446PD - Phase Ib dose-escalation study of the Akt inhibitor ipatasertib (Ipat) with paclitaxel (P) in patients (pts) with advanced solid tumors

Date 28 September 2014
Event ESMO 2014
Session Developmental therapeutics
Topics Anti-Cancer Agents & Biologic Therapy
Drug Development
Translational Research
Presenter Steven Isakoff
Citation Annals of Oncology (2014) 25 (suppl_4): iv146-iv164. 10.1093/annonc/mdu331
Authors S.J. Isakoff1, J.R. Infante2, D. Juric1, W.Y. Chan3, S. Jia3, L. Musib3, J. Zhu3, R. Meng4, P.H. Patel4, J. Bendell5
  • 1Department Of Hematology And Medical Oncology, Massachusetts General Hospital, 02114 - Boston/US
  • 2Drug Development, Sarah Cannon Research Institute, 37203 - Nashville/US
  • 3Exploratory Clinical Development, Genentech, INC., 94080 - So San Francisco/US
  • 4Exploratory Clinical Development, Genentech, 94080 - So San Francisco/US
  • 5Drug Development Unit, Sarah Cannon Research Institute, 37203 - Nashville/US




Solid tumors, including breast cancers, may have aberrant activation of PI3K/Akt signaling, which may cause chemoresistance; thus, inhibition of Akt signaling may improve chemotherapeutic efficacy.
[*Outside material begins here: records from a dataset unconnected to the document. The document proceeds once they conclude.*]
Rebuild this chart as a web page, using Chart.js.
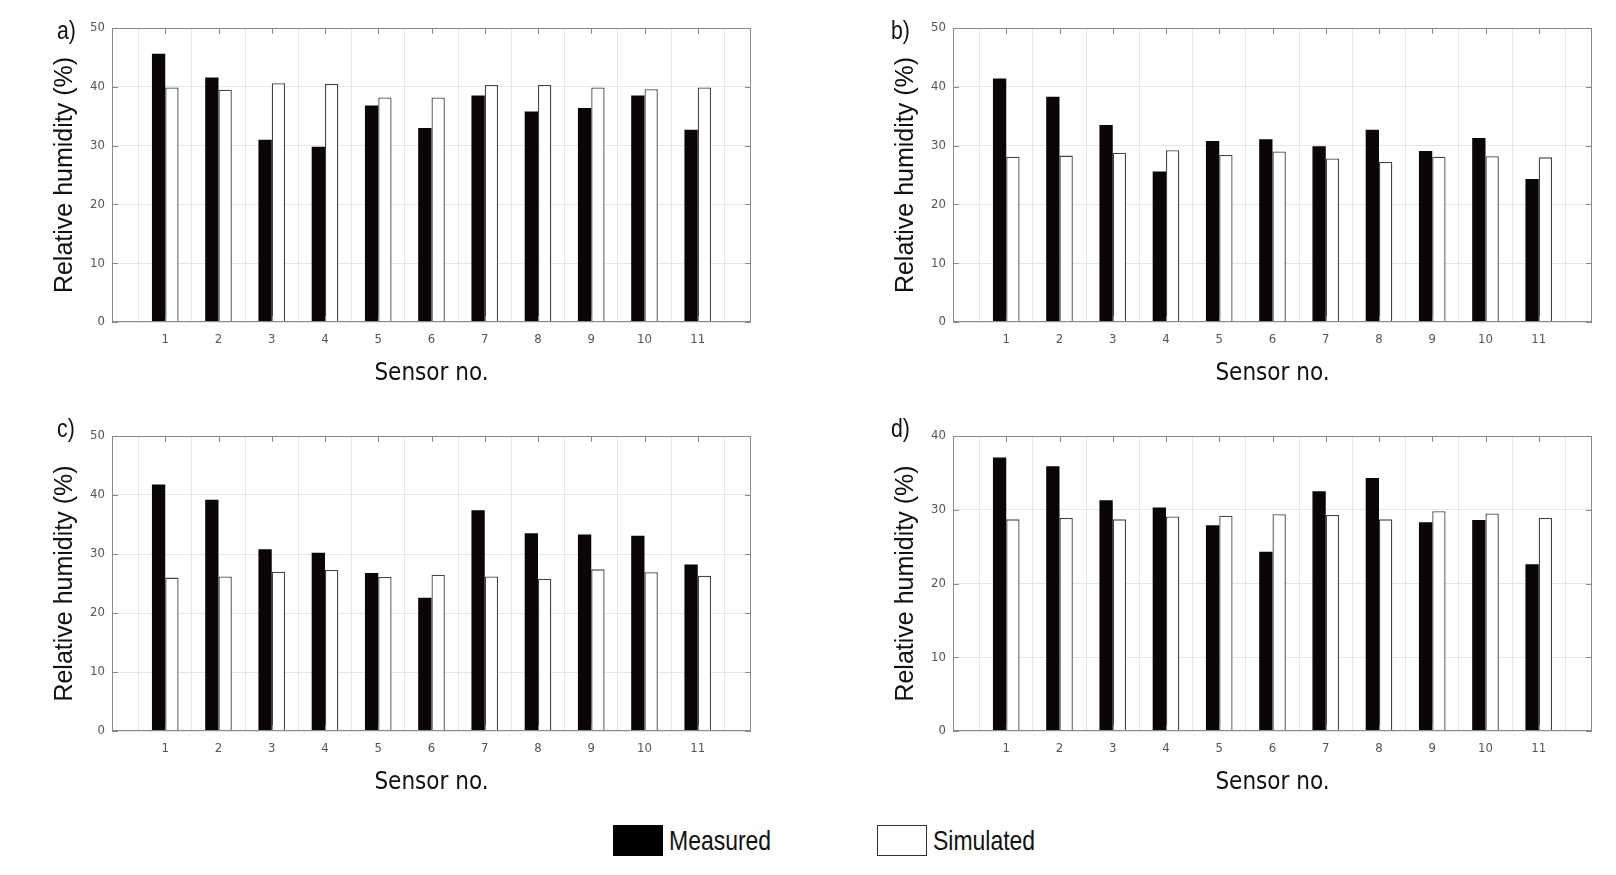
<!DOCTYPE html>
<html>
<head>
<meta charset="utf-8">
<script src="https://cdn.jsdelivr.net/npm/chart.js@4/dist/chart.umd.min.js"></script>
<style>
  body { margin: 0; background: #fff; width: 1616px; height: 875px; position: relative; overflow: hidden; }
  .panel { position: absolute; }
  .tag { position: absolute; font-family: "Liberation Sans", sans-serif; font-size: 25px; color: #111; line-height: 1; transform: scaleX(0.85); transform-origin: left top; }
  .legend { position: absolute; top: 825px; height: 31px; display: flex; align-items: center; font-family: "Liberation Sans", sans-serif; font-size: 28px; color: #111; }
  .legend span { display: inline-block; transform: scaleX(0.82); transform-origin: left center; }
  .box { width: 50px; height: 31px; box-sizing: border-box; margin-right: 6px; }
</style>
</head>
<body>
<div class="panel" style="left:0;top:0;width:790px;height:390px"><canvas id="chartA"></canvas></div>
<div class="panel" style="left:841px;top:0;width:775px;height:390px"><canvas id="chartB"></canvas></div>
<div class="panel" style="left:0;top:408px;width:790px;height:391px"><canvas id="chartC"></canvas></div>
<div class="panel" style="left:841px;top:408px;width:775px;height:391px"><canvas id="chartD"></canvas></div>

<div class="tag" style="left:57px;top:18px">a)</div>
<div class="tag" style="left:891px;top:18px">b)</div>
<div class="tag" style="left:57px;top:416px">c)</div>
<div class="tag" style="left:891px;top:416px">d)</div>

<div class="legend" style="left:613px"><div class="box" style="background:#000"></div><span>Measured</span></div>
<div class="legend" style="left:877px"><div class="box" style="background:#fff;border:1.5px solid #333"></div><span>Simulated</span></div>

<script>
const sensors = ["1", "2", "3", "4", "5", "6", "7", "8", "9", "10", "11"];

const measuredA  = [45.6, 41.6, 31.0, 29.8, 36.8, 33.0, 38.5, 35.8, 36.4, 38.5, 32.7];
const simulatedA = [39.9, 39.5, 40.6, 40.5, 38.2, 38.2, 40.3, 40.3, 39.9, 39.6, 39.9];

const measuredB  = [41.4, 38.3, 33.5, 25.6, 30.8, 31.1, 29.9, 32.7, 29.1, 31.3, 24.3];
const simulatedB = [28.1, 28.3, 28.8, 29.2, 28.4, 29.0, 27.8, 27.2, 28.1, 28.2, 28.0];

const measuredC  = [41.8, 39.2, 30.8, 30.2, 26.8, 22.6, 37.4, 33.5, 33.3, 33.1, 28.2];
const simulatedC = [26.0, 26.2, 27.0, 27.3, 26.1, 26.5, 26.2, 25.8, 27.4, 26.9, 26.3];

const measuredD  = [37.1, 35.9, 31.3, 30.3, 27.9, 24.3, 32.5, 34.3, 28.3, 28.6, 22.6];
const simulatedD = [28.7, 28.9, 28.7, 29.1, 29.2, 29.4, 29.3, 28.7, 29.8, 29.5, 28.9];

const narrow = "'DejaVu Sans Condensed', 'Liberation Sans', sans-serif";

// empty slot at each end so sensor 1 and 11 sit one step in from the box
const pad = arr => [null, ...arr, null];

// matlab style box with inward ticks
const boxPlugin = {
  id: "box",
  afterDraw(chart) {
    const { ctx, chartArea: a, scales } = chart;
    ctx.save();
    ctx.strokeStyle = "#8a8a8a";
    ctx.lineWidth = 1;
    ctx.strokeRect(a.left + 0.5, a.top + 0.5, a.right - a.left - 1, a.bottom - a.top - 1);
    ctx.beginPath();
    scales.x.ticks.forEach((t, i) => {
      if (i === 0 || i === scales.x.ticks.length - 1) return;
      const x = Math.round(scales.x.getPixelForTick(i)) + 0.5;
      ctx.moveTo(x, a.bottom); ctx.lineTo(x, a.bottom - 6);
      ctx.moveTo(x, a.top); ctx.lineTo(x, a.top + 6);
    });
    scales.y.ticks.forEach((t, i) => {
      const y = Math.round(scales.y.getPixelForTick(i)) + 0.5;
      ctx.moveTo(a.left, y); ctx.lineTo(a.left + 6, y);
      ctx.moveTo(a.right, y); ctx.lineTo(a.right - 6, y);
    });
    ctx.stroke();
    ctx.restore();
  }
};

function makePanel(id, measured, simulated, yMax, padRight) {
  new Chart(document.getElementById(id), {
    type: "bar",
    data: {
      labels: ["", ...sensors, ""],
      datasets: [
        {
          label: "Measured",
          data: pad(measured),
          backgroundColor: "#0b0606",
          borderWidth: 0,
          categoryPercentage: 0.5,
          barPercentage: 1.0,
        },
        {
          label: "Simulated",
          data: pad(simulated),
          backgroundColor: "#ffffff",
          borderColor: "#444444",
          borderWidth: 1.3,
          categoryPercentage: 0.5,
          barPercentage: 1.0,
        },
      ],
    },
    options: {
      responsive: true,
      maintainAspectRatio: false,
      animation: false,
      layout: { padding: { left: 0, top: 28, right: padRight, bottom: 0 } },
      plugins: {
        legend: { display: false },
        tooltip: { enabled: false },
      },
      scales: {
        x: {
          offset: false,
          grid: { color: "#e6e6e6", drawTicks: false },
          border: { display: false },
          ticks: { color: "#555", padding: 10, maxRotation: 0, autoSkip: false, font: { family: narrow, size: 13 } },
          title: { display: true, text: "Sensor no.", color: "#111", padding: { top: 0, bottom: 2 }, font: { family: narrow, size: 24 } },
          afterFit(scale) { scale.height = 68; },
        },
        y: {
          min: 0,
          max: yMax,
          ticks: { stepSize: 10, color: "#555", padding: 7, font: { family: narrow, size: 13 } },
          grid: { color: "#e6e6e6", drawTicks: false },
          border: { display: false },
          title: { display: true, text: "Relative humidity (%)", color: "#111", padding: { top: 50, bottom: 0 }, font: { family: "'Liberation Sans', Arial, sans-serif", size: 25 } },
          afterFit(scale) { scale.width = 112; },
        },
      },
    },
    plugins: [boxPlugin],
  });
}

makePanel("chartA", measuredA, simulatedA, 50, 39);
makePanel("chartB", measuredB, simulatedB, 50, 24);
makePanel("chartC", measuredC, simulatedC, 50, 39);
makePanel("chartD", measuredD, simulatedD, 40, 24);
</script>
</body>
</html>
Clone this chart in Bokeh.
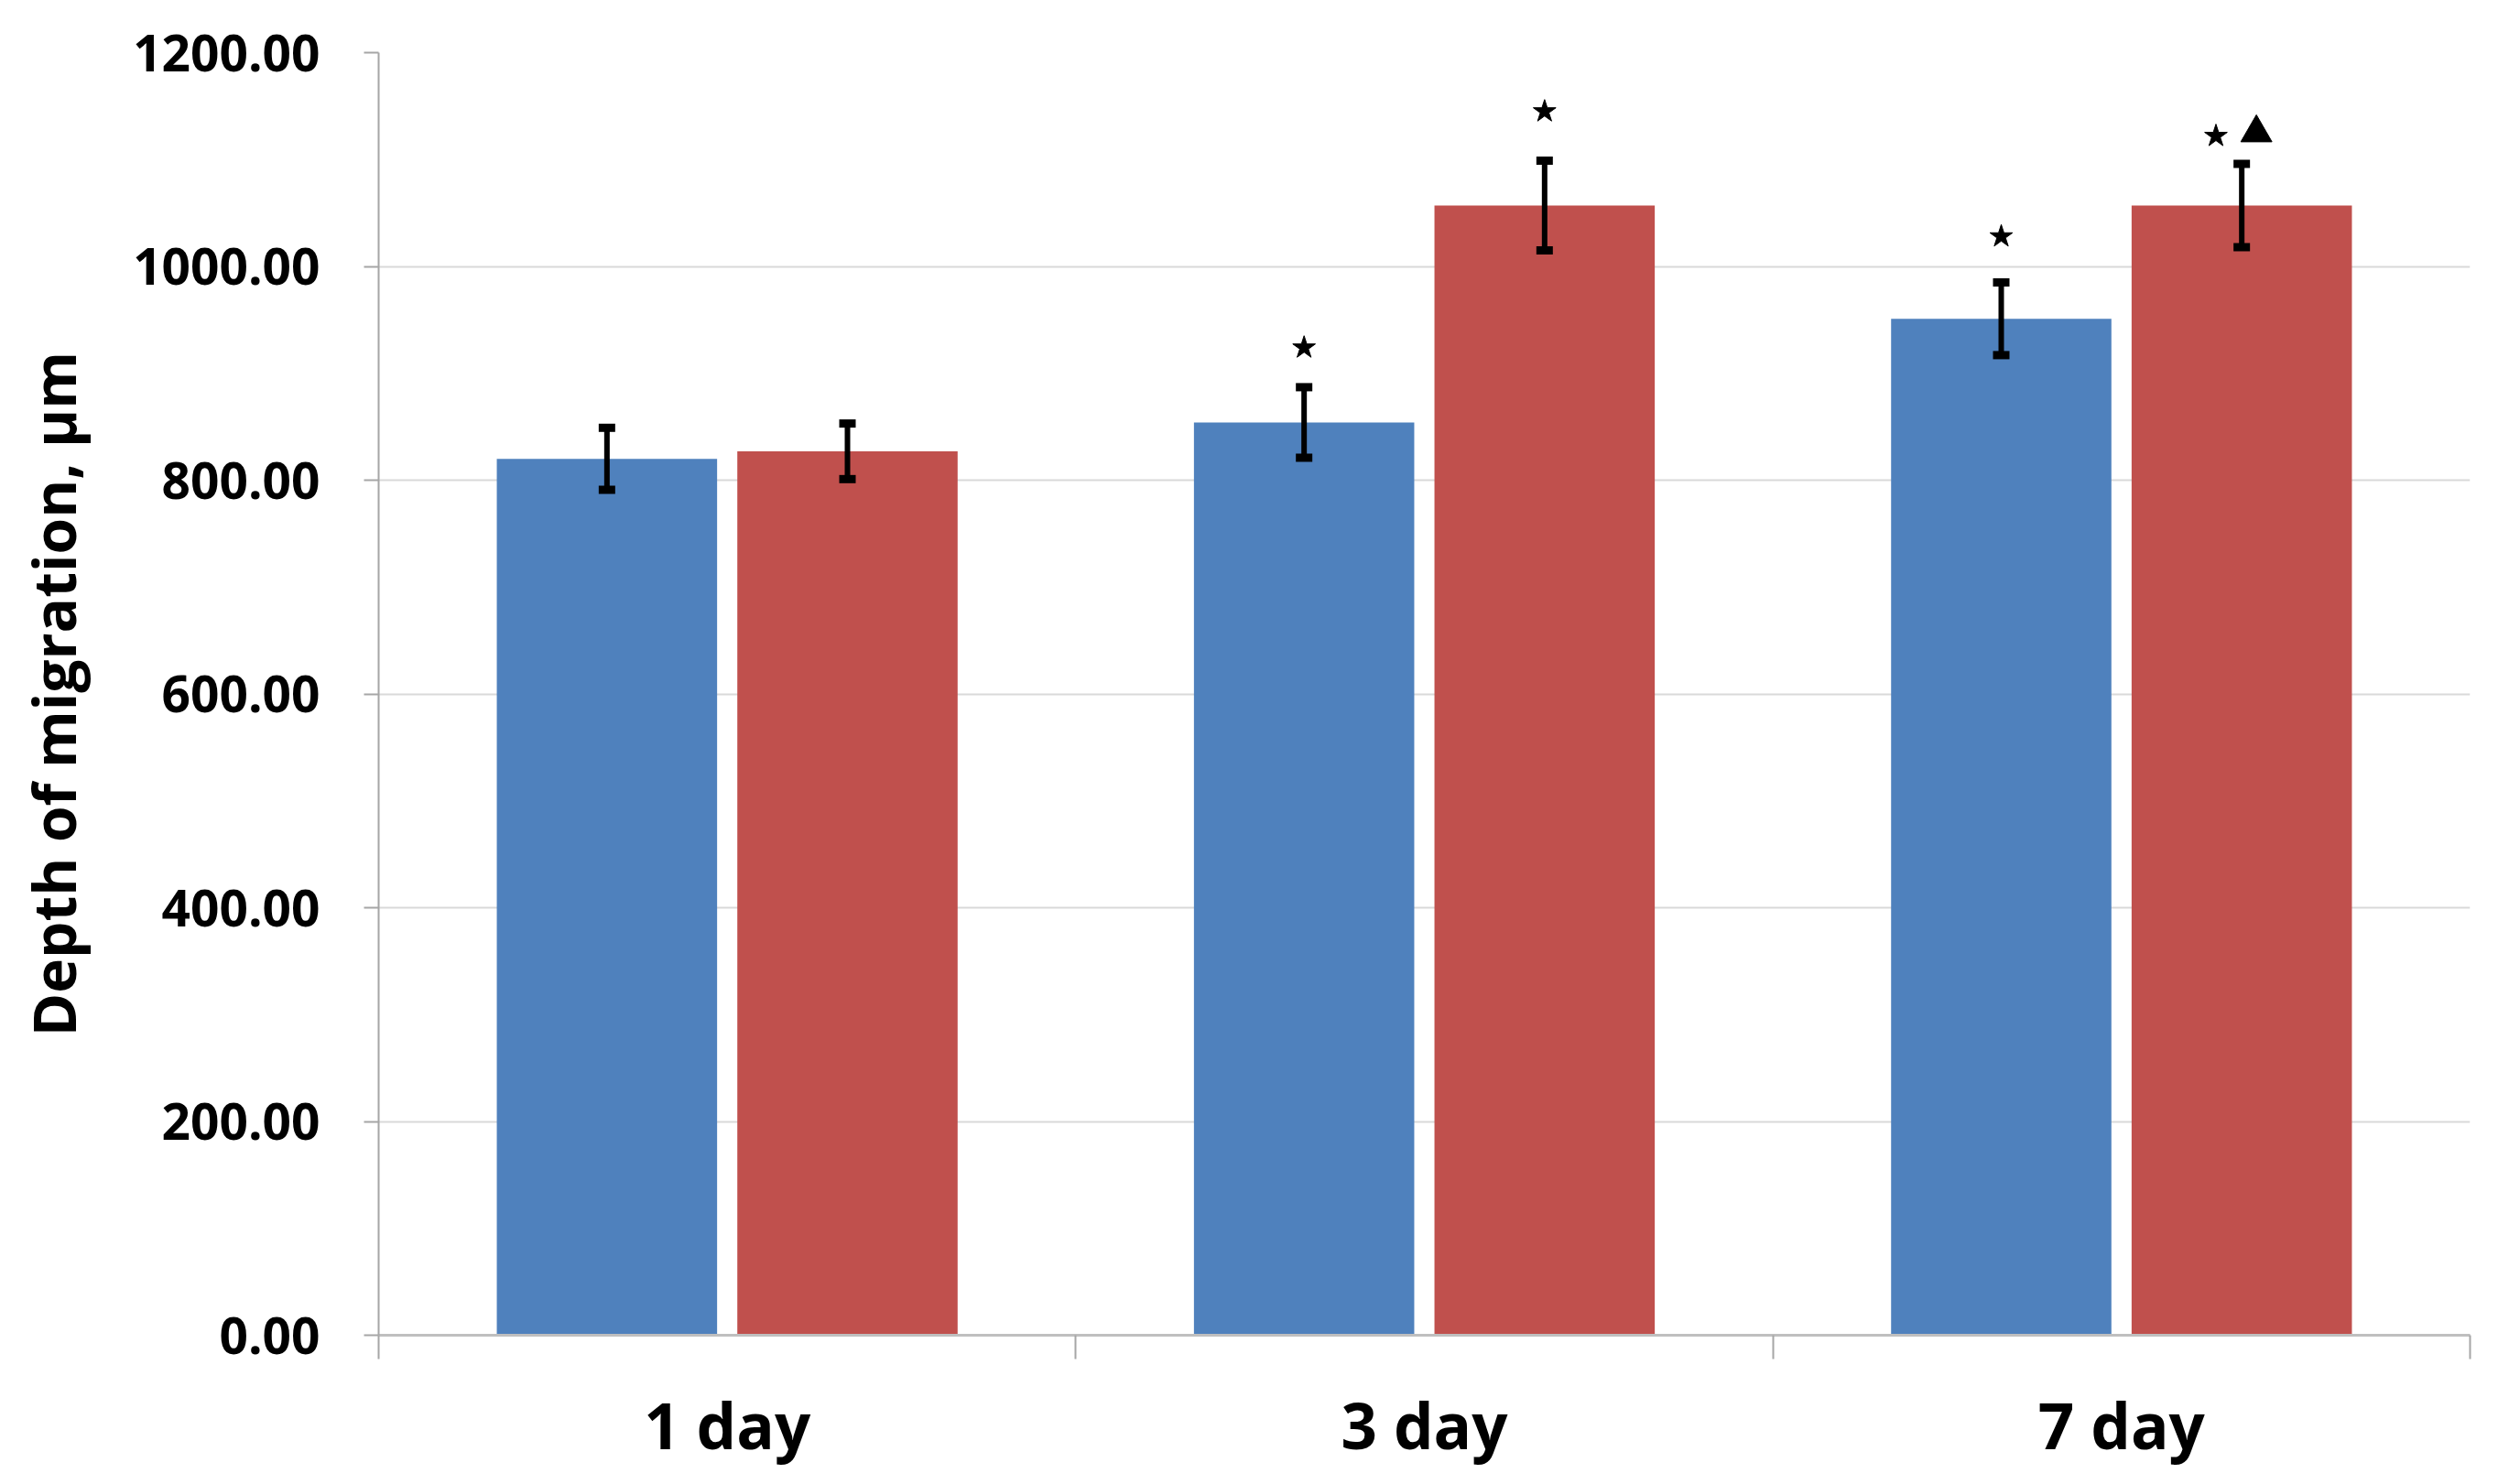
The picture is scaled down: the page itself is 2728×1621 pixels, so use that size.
import numpy as np
from bokeh.plotting import figure
from bokeh.models import (Range1d, FixedTicker, NumeralTickFormatter, Whisker,
                          TeeHead, ColumnDataSource)
from bokeh.embed import file_html
from bokeh.resources import INLINE

# ---- data ----
categories = ["1 day", "3 day", "7 day"]
blue_values = [820, 854, 951]
blue_errors = [29, 33, 34]
red_values = [827, 1057, 1057]
red_errors = [26, 42, 39]
y_ticks = [0, 200, 400, 600, 800, 1000, 1200]
# significance marks: (category index, series, symbol, y value)
mark_cat = [1, 1, 2, 2, 2]
mark_series = ["blue", "red", "blue", "red", "red"]
mark_symbol = ["star", "star", "star", "star", "triangle"]
mark_y = [924, 1145, 1028, 1122, 1125]

BLUE = "#4F81BD"
RED = "#C0504D"
FONT = "Open Sans"

centers = np.arange(len(categories)) + 0.5
bar_w = 0.316
off = 0.1725
xb = centers - off
xr = centers + off

p = figure(width=2712, height=1605, output_backend="svg", toolbar_location=None,
           x_range=Range1d(0, len(categories)), y_range=Range1d(0, 1200),
           min_border_left=413, min_border_right=15, min_border_top=57,
           min_border_bottom=140)
p.outline_line_color = None
p.background_fill_color = "white"

p.vbar(x=xb, top=blue_values, width=bar_w, fill_color=BLUE, line_color=None)
p.vbar(x=xr, top=red_values, width=bar_w, fill_color=RED, line_color=None)

for xs, vals, errs in ((xb, blue_values, blue_errors), (xr, red_values, red_errors)):
    src = ColumnDataSource(dict(x=list(xs),
                                upper=[v + e for v, e in zip(vals, errs)],
                                lower=[v - e for v, e in zip(vals, errs)]))
    w = Whisker(source=src, base="x", upper="upper", lower="lower",
                line_width=6, line_color="black", level="overlay",
                upper_head=TeeHead(size=18, line_width=9, line_color="black"),
                lower_head=TeeHead(size=18, line_width=9, line_color="black"))
    p.add_layout(w)

# significance marks
mx, my, msz, mk = [], [], [], []
for c, s, sym, y in zip(mark_cat, mark_series, mark_symbol, mark_y):
    base = centers[c] + (off if s == "red" else -off)
    if s == "red" and c == 2:
        base += (-0.037 if sym == "star" else 0.021)
    mx.append(base)
    my.append(y)
    mk.append(sym)
    msz.append(26 if sym == "star" else 34)
p.scatter(x=mx, y=my, marker=mk, size=msz, fill_color="black", line_color="black")

# grid
p.xgrid.visible = False
p.ygrid.ticker = FixedTicker(ticks=y_ticks)
p.ygrid.grid_line_color = "#d9d9d9"
p.ygrid.grid_line_width = 2

# y axis
ya = p.yaxis[0]
ya.ticker = FixedTicker(ticks=y_ticks)
ya.formatter = NumeralTickFormatter(format="0.00")
ya.axis_label = "Depth of migration, μm"
ya.axis_label_text_font = FONT
ya.axis_label_text_font_size = "64px"
ya.axis_label_text_font_style = "bold"
ya.axis_label_text_color = "black"
ya.axis_label_standoff = 40
ya.major_label_text_font = FONT
ya.major_label_text_font_size = "55px"
ya.major_label_text_font_style = "bold"
ya.major_label_text_color = "black"
ya.major_label_standoff = 48
ya.axis_line_color = "#a6a6a6"
ya.axis_line_width = 2
ya.major_tick_line_color = "#a6a6a6"
ya.major_tick_line_width = 2
ya.major_tick_out = 16
ya.major_tick_in = 0
ya.minor_tick_line_color = None

# x axis
xa = p.xaxis[0]
xa.ticker = FixedTicker(ticks=list(centers), minor_ticks=list(range(len(categories) + 1)))
xa.major_label_overrides = {float(c): lab for c, lab in zip(centers, categories)}
xa.major_label_text_font = FONT
xa.major_label_text_font_size = "69px"
xa.major_label_text_font_style = "bold"
xa.major_label_text_color = "black"
xa.major_label_standoff = 24
xa.major_tick_line_color = None
xa.major_tick_out = 0
xa.major_tick_in = 0
xa.minor_tick_line_color = "#a6a6a6"
xa.minor_tick_line_width = 2
xa.minor_tick_out = 26
xa.minor_tick_in = 0
xa.axis_line_color = "#bfbfbf"
xa.axis_line_width = 3

open("out.html", "w").write(file_html(p, INLINE))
Ipat (GDC-0068) is a potent ATP-competitive small molecule inhibitor of all Akt isoforms (maximum tolerated dose 600 mg oral once daily [QD] with downregulation of Akt signaling > 100 mg). In preclinical models, Ipat synergistically combined with P.


Eligible pts with metastatic solid tumors, treated with up to 3 prior chemotherapy regimens, and an expansion cohort of HER2-negative (neg) breast cancer (BC) pts, received P 90 mg/m2 on Days 1, 8, and 15, with escalating doses of Ipat QD on Days 1-21 every 28 days. Pharmacokinetic (PK) samples were collected, and archival tumors were assessed for PTEN status by immunohistochemistry and PIK3CA mutations (mut) by PCR.


As of 1 April 2014, 27 pts with median age 58 (range 41-80), ECOG PS 0-1, enrolled at 400 mg (n = 21) or 600 mg (n = 6) and received median 3 cycles of Ipat (range 1-12). Grade ≥ 2 adverse events (AEs) related to Ipat in ≥ 10% of pts were diarrhea (44%), fatigue (22%), and hyperglycemia (11%). Grade 3 AEs related to Ipat occurred mostly at 600 mg (83%) vs 400 mg (14%), including diarrhea (n = 6), hyperglycemia (n = 3), dehydration (n = 2), anemia (n = 1), neutropenia (n = 1), and rash (n = 1). No dose-limiting toxicities occurred, but based on cumulative safety, the recommended phase II dose (RP2D) is Ipat 400 mg with P. There was comparable PK of Ipat and P to single agents. Partial responses by RECIST v1.1 were seen in 6 pts (22%), including HER2-neg or triple-neg BC (TNBC) pts who had progressed on P (n = 4) or PI3K inhibitors (n = 2) or had tumors with PI3K/Akt alterations [PTEN loss (n = 1) or PIK3CA mut (n = 2)]. Time on study > 6 months occurred in 5 pts, including HER2-neg BC with PIK3CA mut (n = 3).


The RP2D of Ipat with P is 400 mg, which is well-tolerated with a safety profile consistent with the single agent. Anti-tumor activity was seen, including HER2-neg or TNBC with PI3K/Akt activation. Updated safety, efficacy, PK, and biomarker data will be presented.


W.Y. Chan, S. Jia, L. Musib, J. Zhu, R. Meng and P.H. Patel: Employee of Genentech, Inc. All other authors have declared no conflicts of interest.